TOKYO — Japanese Prime Minister Sanae Takaichi has expressed interest in cooperating with the U.S. on developing rare-earth minerals off the coast of Japan, an issue that might make the agenda at her mid-March bilateral summit as the allies try to build a supply chain not overly dependent on China.
“I would like to speed up this project with the full participation of the U.S.,” Takaichi said Feb. 8 of a Cabinet Office-led project that successfully test-drilled deep-sea mud believed to contain rare earths, speaking on a Nippon Broadcasting System program.
The Japan Agency for Marine-Earth Science and Technology’s Chikyu research vessel returned to the Port of Shimizu in the central Japanese city of Shizuoka on Saturday after test drilling off the coast of Minamitorishima, an island roughly 2,000 kilometers southeast of Tokyo.
Shoichi Ishii, program director of the Cabinet Office-led project, the Cross-ministerial Strategic Innovation Promotion Program, said Saturday that researchers “succeeded in continuously pumping rare-earth mud from a depth of 5,569 meters, a world first.”

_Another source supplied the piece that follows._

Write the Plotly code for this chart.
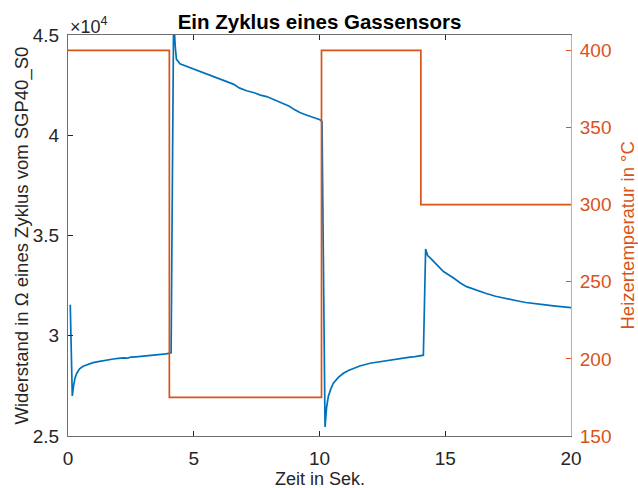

Mud in the seabed off the island’s coast is believed to contain high concentrations of such key rare-earth elements as dysprosium and gadolinium, which have applications in high-performance magnets for electric vehicles and in nuclear reactor control rods.
Collected mud and other materials will be studied in detail at domestic facilities, with results due out in 2026. The Cabinet Office aims to quickly commercialize the project as a first step toward exploiting domestic seabed resources.
Takaichi intends to position the Minamitorishima mining project as an area of cooperation under the “Japan-United States Framework for Securing the Supply of Critical Minerals and Rare Earths Through Mining and Processing,” which she and U.S. President Donald Trump signed this past October on his visit to Japan.
Japan has strengths in such processing technologies as refining but has not been able to produce rare-earth minerals domestically. Commercializing rare earths mined off the Minamitorishima coast poses challenges, including mass production and transportation. Takaichi sees room for cooperation with the U.S.
Takaichi is scheduled to meet with Trump at the White House on March 19. Strengthening economic security cooperation will be a major theme there as China uses export restrictions on critical minerals and rare earths as a diplomatic bargaining chip — a shared concern for both Japan and the U.S.
China accounts for roughly 70% of global rare-earth mine production. As of 2024, Japan was sourcing 63% of its supplies from China.
Sino-Japanese relations have deteriorated recently, with China restricting exports of rare-earth-related products to Japan. In November 2025, Takaichi had told Japanese legislators that a hypothetical Taiwan contingency could be a “survival-threatening situation” for Japan, possibly necessitating an armed response by Japan to aid the U.S.
The U.S. and China are at odds over Trump’s tariffs and Beijing’s restrictions on rare-earth exports, with the deadline for negotiations continuing to be postponed. The U.S. is also seeking cooperation with like-minded countries to reduce its dependence on China for rare earths.
At a ministerial-level meeting in Washington on Feb. 4, the U.S., Japan and the European Union, discussed reducing reliance on imports of rare earths and other Chinese products.